Copy each record exactly as it reads, leaving out any pictures it holds.

====== THE DATA ======

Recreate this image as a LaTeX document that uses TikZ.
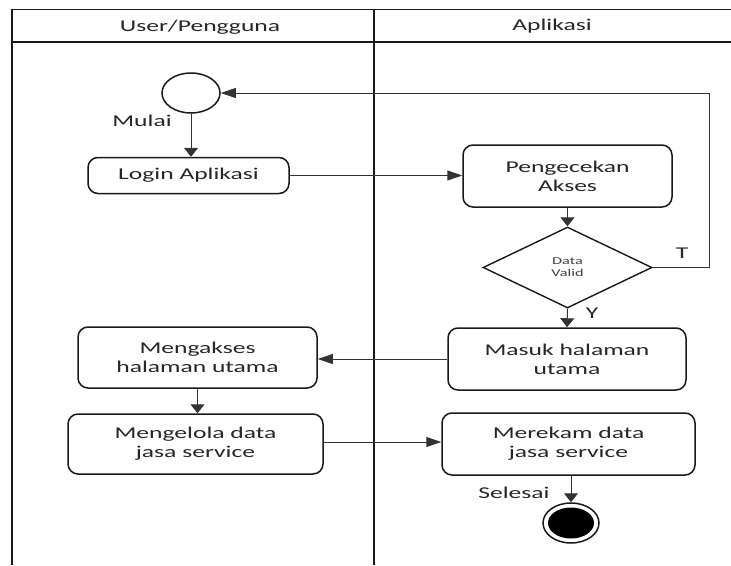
\documentclass[tikz,border=0pt]{standalone}
\usepackage{fontspec}
\setmainfont{Carlito}[FakeStretch=1.55]
\usetikzlibrary{shapes.geometric,arrows.meta}
\begin{document}
\begin{tikzpicture}[x=1pt,y=-1pt,
  lane/.style={line width=2.2pt,black!90},
  lanetop/.style={line width=1.6pt,black!90},
  actbox/.style={draw=black!90,line width=1.5pt,rounded corners=10pt,
    align=center,inner sep=0pt,font=\fontsize{16.5}{19}\selectfont,text=black!85},
  decision/.style={draw=black!90,line width=1.4pt,diamond,inner sep=0pt,
    minimum width=169pt,minimum height=81pt,align=center,
    font=\fontsize{10.5}{12}\selectfont,text=black!75},
  startnode/.style={draw=black!90,line width=1.5pt,ellipse,minimum width=58pt,minimum height=40pt,inner sep=0pt},
  endnode/.style={draw=black!90,line width=1.5pt,ellipse,minimum width=56pt,minimum height=40pt,inner sep=0pt},
  lbl/.style={font=\fontsize{16.5}{19}\selectfont,text=black!85,inner sep=0pt},
  flow/.style={line width=1pt,black!80},
  harr/.style={flow,-{Triangle[length=15pt,width=10pt]}},
  varr/.style={flow,-{Triangle[length=9pt,width=14pt]}}]

\useasboundingbox (0,0) rectangle (731,565);

% swimlane frame
\draw[lanetop] (12,9.5) -- (731,9.5);
\draw[lanetop] (12,42) -- (731,42);
\draw[lane] (12,8.5) -- (12,565);
\draw[lane] (374,8.5) -- (374,565);
\node[lbl] (laneuser) at (200,27) {User/Pengguna};
\node[lbl] (laneapp) at (552,26) {Aplikasi};

% activities
\node[startnode] (start) at (191,93) {};
\node[lbl] (mulai) at (142,121) {Mulai};
\node[actbox,minimum width=201pt,minimum height=36pt] (login) at (188.5,175.5) {Login Aplikasi};
\node[actbox,minimum width=209pt,minimum height=62pt] (cek) at (567.5,176) {Pengecekan\\Akses};
\node[decision] (valid) at (567.5,267.5) {Data\\Valid};
\node[lbl] (tlabel) at (682,253) {T};
\node[lbl] (ylabel) at (592,313) {Y};
\node[actbox,minimum width=238pt,minimum height=62pt] (masuk) at (567,359) {Masuk halaman\\utama};
\node[actbox,minimum width=239pt,minimum height=61pt] (akses) at (197.5,357.5) {Mengakses\\halaman utama};
\node[actbox,minimum width=255pt,minimum height=60pt] (kelola) at (195.5,444) {Mengelola data\\jasa service};
\node[actbox,minimum width=253pt,minimum height=62pt] (rekam) at (568.5,444) {Merekam data\\jasa service};
\node[lbl] (selesai) at (514,493) {Selesai};
\node[endnode] (stop) at (571,523) {};
\fill[black] (stop.center) ellipse[x radius=23pt,y radius=15.5pt];

% loop-back route
\coordinate (loopa) at (709,267.5);
\coordinate (loopb) at (709,93);

% flows
\draw[varr] (start.south) -- (start.south |- login.north);
\draw[harr] (login.east) -- (cek.west |- login.east);
\draw[varr] (cek.south) -- (valid.north);
\draw[varr] (valid.south) -- (masuk.north);
\draw[harr] (valid.east) -- (loopa) -- (loopb) -- (start.east);
\draw[harr] (masuk.west) -- (akses.east |- masuk.west);
\draw[varr] (akses.south) -- (akses.south |- kelola.north);
\draw[harr] (kelola.east |- 0,442) -- (rekam.west |- 0,442);
\draw[varr] (rekam.south -| stop.north) -- (stop.north);
\end{tikzpicture}
\end{document}
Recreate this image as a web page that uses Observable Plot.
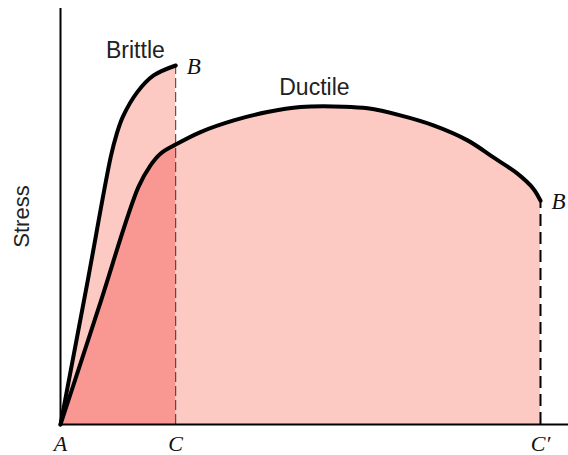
<!DOCTYPE html>
<html>
<head>
<meta charset="utf-8">
<script src="https://cdn.jsdelivr.net/npm/d3@7"></script>
<script src="https://cdn.jsdelivr.net/npm/@observablehq/plot@0.6"></script>
<style>
  html, body { margin: 0; padding: 0; background: #fff; }
</style>
</head>
<body>
<div id="chart"></div>
<script>
// Strain (arbitrary units) and stress (arbitrary units)
const brittleStrain = [0, 0.55, 1.05, 1.17, 1.30, 1.60, 1.94, 2.40];
const brittleStress = [0, 3.35, 6.45, 6.98, 7.40, 7.99, 8.39, 8.63];

const ductileStrain = [0, 0.80, 1.62, 1.875, 2.083, 2.40, 2.917, 3.61, 4.31, 5.0, 5.90, 6.40, 7.08, 7.77, 8.48, 9.02, 9.52, 9.85, 10.0];
const ductileStress = [0, 2.82, 5.70, 6.23, 6.51, 6.73, 7.03, 7.31, 7.51, 7.63, 7.64, 7.60, 7.43, 7.19, 6.83, 6.42, 6.03, 5.67, 5.38];

const tickValues = [0, 2.4, 10];
const tickLabels = ["A", "C", "C\u2032"];

const curveNames = ["Brittle", "Ductile"];
const curveNameX = [1.56, 5.29];
const curveNameY = [8.80, 7.91];

const fractureStrain = [2.4, 10.0];
const fractureStress = [8.63, 5.38];
const fractureLabel = ["B", "B"];

const lightFill = "#fcc9c3";
const darkFill = "#f99893";

const brittle = brittleStrain.map((x, i) => ({x, y: brittleStress[i]}));
const ductile = ductileStrain.map((x, i) => ({x, y: ductileStress[i]}));
const ductileC = ductile.filter(d => d.x <= tickValues[1]);
const names = curveNames.map((t, i) => ({t, x: curveNameX[i], y: curveNameY[i]}));
const fracture = fractureStrain.map((x, i) => ({x, y: fractureStress[i], t: fractureLabel[i]}));

const curve = "catmull-rom";

const chart = Plot.plot({
  width: 568,
  height: 455,
  marginLeft: 60,
  marginRight: 0,
  marginTop: 8,
  marginBottom: 31,
  x: {domain: [0, 508 / 48]},
  y: {domain: [0, 10]},
  style: {background: "#fff"},
  marks: [
    Plot.areaY(ductile, {x: "x", y: "y", fill: lightFill, curve}),
    Plot.areaY(brittle, {x: "x", y: "y", fill: lightFill, curve}),
    Plot.areaY(ductileC, {x: "x", y: "y", fill: darkFill, curve}),
    Plot.ruleX([fracture[0]], {x: "x", y1: 0, y2: "y", stroke: "#333", strokeWidth: 1, strokeDasharray: "10,4"}),
    Plot.ruleX([fracture[1]], {x: "x", y1: 0, y2: "y", stroke: "#000", strokeWidth: 2, strokeDasharray: "12,6"}),
    Plot.lineY(ductile, {x: "x", y: "y", stroke: "#000", strokeWidth: 4, curve, strokeLinejoin: "round"}),
    Plot.lineY(brittle, {x: "x", y: "y", stroke: "#000", strokeWidth: 4, curve, strokeLinejoin: "round"}),
    Plot.ruleX([0], {stroke: "#000", strokeWidth: 2}),
    Plot.ruleY([0], {stroke: "#000", strokeWidth: 2}),
    Plot.axisX({ticks: tickValues, tickFormat: (d, i) => tickLabels[i], tickSize: 0, tickPadding: 11,
      fontFamily: "Liberation Serif", fontStyle: "italic", fontSize: 22, fill: "#111", label: null}),
    Plot.axisY({ticks: [], label: "Stress", labelAnchor: "center", labelArrow: "none", labelOffset: 47,
      fontFamily: "Liberation Sans", fontSize: 22, fill: "#222"}),
    Plot.text(names, {x: "x", y: "y", text: "t", fontFamily: "Liberation Sans", fontSize: 23, fill: "#222", lineAnchor: "bottom"}),
    Plot.text(fracture, {x: "x", y: "y", text: "t", dx: 11, dy: 1, textAnchor: "start", fontFamily: "Liberation Serif", fontStyle: "italic", fontSize: 23, fill: "#111"})
  ]
});
document.getElementById("chart").appendChild(chart);
</script>
</body>
</html>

======

## ANSWER TO THIS EXERCISE:
Recreate this image as a LaTeX document that uses TikZ.
\documentclass[tikz,border=0pt]{standalone}
\usepackage{fontspec}
\setmainfont{Carlito}[FakeStretch=1.55]
\usetikzlibrary{shapes.geometric,arrows.meta}
\begin{document}
\begin{tikzpicture}[x=1pt,y=-1pt,
  lane/.style={line width=2.2pt,black!90},
  lanetop/.style={line width=1.6pt,black!90},
  actbox/.style={draw=black!90,line width=1.5pt,rounded corners=10pt,
    align=center,inner sep=0pt,font=\fontsize{16.5}{19}\selectfont,text=black!85},
  decision/.style={draw=black!90,line width=1.4pt,diamond,inner sep=0pt,
    minimum width=169pt,minimum height=81pt,align=center,
    font=\fontsize{10.5}{12}\selectfont,text=black!75},
  startnode/.style={draw=black!90,line width=1.5pt,ellipse,minimum width=58pt,minimum height=40pt,inner sep=0pt},
  endnode/.style={draw=black!90,line width=1.5pt,ellipse,minimum width=56pt,minimum height=40pt,inner sep=0pt},
  lbl/.style={font=\fontsize{16.5}{19}\selectfont,text=black!85,inner sep=0pt},
  flow/.style={line width=1pt,black!80},
  harr/.style={flow,-{Triangle[length=15pt,width=10pt]}},
  varr/.style={flow,-{Triangle[length=9pt,width=14pt]}}]

\useasboundingbox (0,0) rectangle (731,565);

% swimlane frame
\draw[lanetop] (12,9.5) -- (731,9.5);
\draw[lanetop] (12,42) -- (731,42);
\draw[lane] (12,8.5) -- (12,565);
\draw[lane] (374,8.5) -- (374,565);
\node[lbl] (laneuser) at (200,27) {User/Pengguna};
\node[lbl] (laneapp) at (552,26) {Aplikasi};

% activities
\node[startnode] (start) at (191,93) {};
\node[lbl] (mulai) at (142,121) {Mulai};
\node[actbox,minimum width=201pt,minimum height=36pt] (login) at (188.5,175.5) {Login Aplikasi};
\node[actbox,minimum width=209pt,minimum height=62pt] (cek) at (567.5,176) {Pengecekan\\Akses};
\node[decision] (valid) at (567.5,267.5) {Data\\Valid};
\node[lbl] (tlabel) at (682,253) {T};
\node[lbl] (ylabel) at (592,313) {Y};
\node[actbox,minimum width=238pt,minimum height=62pt] (masuk) at (567,359) {Masuk halaman\\utama};
\node[actbox,minimum width=239pt,minimum height=61pt] (akses) at (197.5,357.5) {Mengakses\\halaman utama};
\node[actbox,minimum width=255pt,minimum height=60pt] (kelola) at (195.5,444) {Mengelola data\\jasa service};
\node[actbox,minimum width=253pt,minimum height=62pt] (rekam) at (568.5,444) {Merekam data\\jasa service};
\node[lbl] (selesai) at (514,493) {Selesai};
\node[endnode] (stop) at (571,523) {};
\fill[black] (stop.center) ellipse[x radius=23pt,y radius=15.5pt];

% loop-back route
\coordinate (loopa) at (709,267.5);
\coordinate (loopb) at (709,93);

% flows
\draw[varr] (start.south) -- (start.south |- login.north);
\draw[harr] (login.east) -- (cek.west |- login.east);
\draw[varr] (cek.south) -- (valid.north);
\draw[varr] (valid.south) -- (masuk.north);
\draw[harr] (valid.east) -- (loopa) -- (loopb) -- (start.east);
\draw[harr] (masuk.west) -- (akses.east |- masuk.west);
\draw[varr] (akses.south) -- (akses.south |- kelola.north);
\draw[harr] (kelola.east |- 0,442) -- (rekam.west |- 0,442);
\draw[varr] (rekam.south -| stop.north) -- (stop.north);
\end{tikzpicture}
\end{document}
Recreate this image as a web page that uses Observable Plot.
<!DOCTYPE html>
<html>
<head>
<meta charset="utf-8">
<script src="https://cdn.jsdelivr.net/npm/d3@7"></script>
<script src="https://cdn.jsdelivr.net/npm/@observablehq/plot@0.6"></script>
<style>
  html, body { margin: 0; padding: 0; background: #fff; }
</style>
</head>
<body>
<div id="chart"></div>
<script>
// Strain (arbitrary units) and stress (arbitrary units)
const brittleStrain = [0, 0.55, 1.05, 1.17, 1.30, 1.60, 1.94, 2.40];
const brittleStress = [0, 3.35, 6.45, 6.98, 7.40, 7.99, 8.39, 8.63];

const ductileStrain = [0, 0.80, 1.62, 1.875, 2.083, 2.40, 2.917, 3.61, 4.31, 5.0, 5.90, 6.40, 7.08, 7.77, 8.48, 9.02, 9.52, 9.85, 10.0];
const ductileStress = [0, 2.82, 5.70, 6.23, 6.51, 6.73, 7.03, 7.31, 7.51, 7.63, 7.64, 7.60, 7.43, 7.19, 6.83, 6.42, 6.03, 5.67, 5.38];

const tickValues = [0, 2.4, 10];
const tickLabels = ["A", "C", "C\u2032"];

const curveNames = ["Brittle", "Ductile"];
const curveNameX = [1.56, 5.29];
const curveNameY = [8.80, 7.91];

const fractureStrain = [2.4, 10.0];
const fractureStress = [8.63, 5.38];
const fractureLabel = ["B", "B"];

const lightFill = "#fcc9c3";
const darkFill = "#f99893";

const brittle = brittleStrain.map((x, i) => ({x, y: brittleStress[i]}));
const ductile = ductileStrain.map((x, i) => ({x, y: ductileStress[i]}));
const ductileC = ductile.filter(d => d.x <= tickValues[1]);
const names = curveNames.map((t, i) => ({t, x: curveNameX[i], y: curveNameY[i]}));
const fracture = fractureStrain.map((x, i) => ({x, y: fractureStress[i], t: fractureLabel[i]}));

const curve = "catmull-rom";

const chart = Plot.plot({
  width: 568,
  height: 455,
  marginLeft: 60,
  marginRight: 0,
  marginTop: 8,
  marginBottom: 31,
  x: {domain: [0, 508 / 48]},
  y: {domain: [0, 10]},
  style: {background: "#fff"},
  marks: [
    Plot.areaY(ductile, {x: "x", y: "y", fill: lightFill, curve}),
    Plot.areaY(brittle, {x: "x", y: "y", fill: lightFill, curve}),
    Plot.areaY(ductileC, {x: "x", y: "y", fill: darkFill, curve}),
    Plot.ruleX([fracture[0]], {x: "x", y1: 0, y2: "y", stroke: "#333", strokeWidth: 1, strokeDasharray: "10,4"}),
    Plot.ruleX([fracture[1]], {x: "x", y1: 0, y2: "y", stroke: "#000", strokeWidth: 2, strokeDasharray: "12,6"}),
    Plot.lineY(ductile, {x: "x", y: "y", stroke: "#000", strokeWidth: 4, curve, strokeLinejoin: "round"}),
    Plot.lineY(brittle, {x: "x", y: "y", stroke: "#000", strokeWidth: 4, curve, strokeLinejoin: "round"}),
    Plot.ruleX([0], {stroke: "#000", strokeWidth: 2}),
    Plot.ruleY([0], {stroke: "#000", strokeWidth: 2}),
    Plot.axisX({ticks: tickValues, tickFormat: (d, i) => tickLabels[i], tickSize: 0, tickPadding: 11,
      fontFamily: "Liberation Serif", fontStyle: "italic", fontSize: 22, fill: "#111", label: null}),
    Plot.axisY({ticks: [], label: "Stress", labelAnchor: "center", labelArrow: "none", labelOffset: 47,
      fontFamily: "Liberation Sans", fontSize: 22, fill: "#222"}),
    Plot.text(names, {x: "x", y: "y", text: "t", fontFamily: "Liberation Sans", fontSize: 23, fill: "#222", lineAnchor: "bottom"}),
    Plot.text(fracture, {x: "x", y: "y", text: "t", dx: 11, dy: 1, textAnchor: "start", fontFamily: "Liberation Serif", fontStyle: "italic", fontSize: 23, fill: "#111"})
  ]
});
document.getElementById("chart").appendChild(chart);
</script>
</body>
</html>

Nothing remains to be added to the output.